1 - So far, the number of US shows I've seen broadcast in English with Georgian/Russian subtitles, rather than being dubbed. I see why most shows are dubbed in Georgian or Russian, as I don't think the subtitles really capture how truly desperate Wisteria Lane's housewives are.

Georgian language:
ori - two
ati - ten
otsi - twenty
samotsdateqvsmeti - seventy-six (literally translated, it's "three times twenty plus sixteen". All numbers kind of follow this pattern, making learning your numbers very easy, but requiring a bit of basic math when you want to say 95.)

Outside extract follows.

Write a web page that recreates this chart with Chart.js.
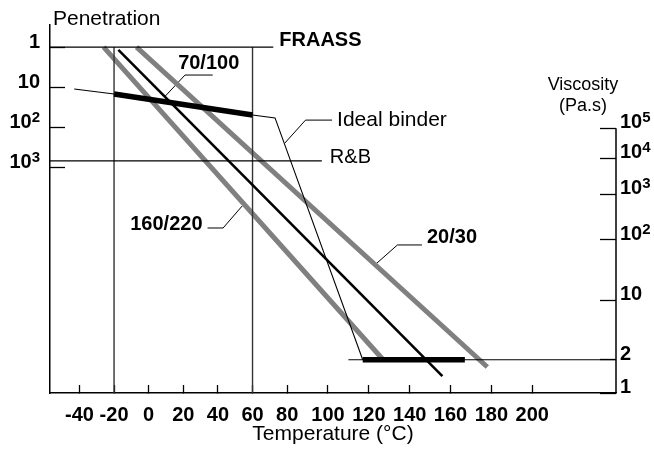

orshabati - Monday ("Shabati" is, as you may have guessed, Saturday, and "orshabati" means "two days from Saturday". Math is also required for Tuesday-Thursday.)
dghes - today


Phrases the authors thought were important to include in my Georgian-English phrase book:
"I'm four months pregnant."
"You should get on the bus by the back or middle door, get a ticket by inserting change into a special slot machine and get off via the front door at your bus stop."
"Are there any witnesses?"
"You have to make a statement at the station."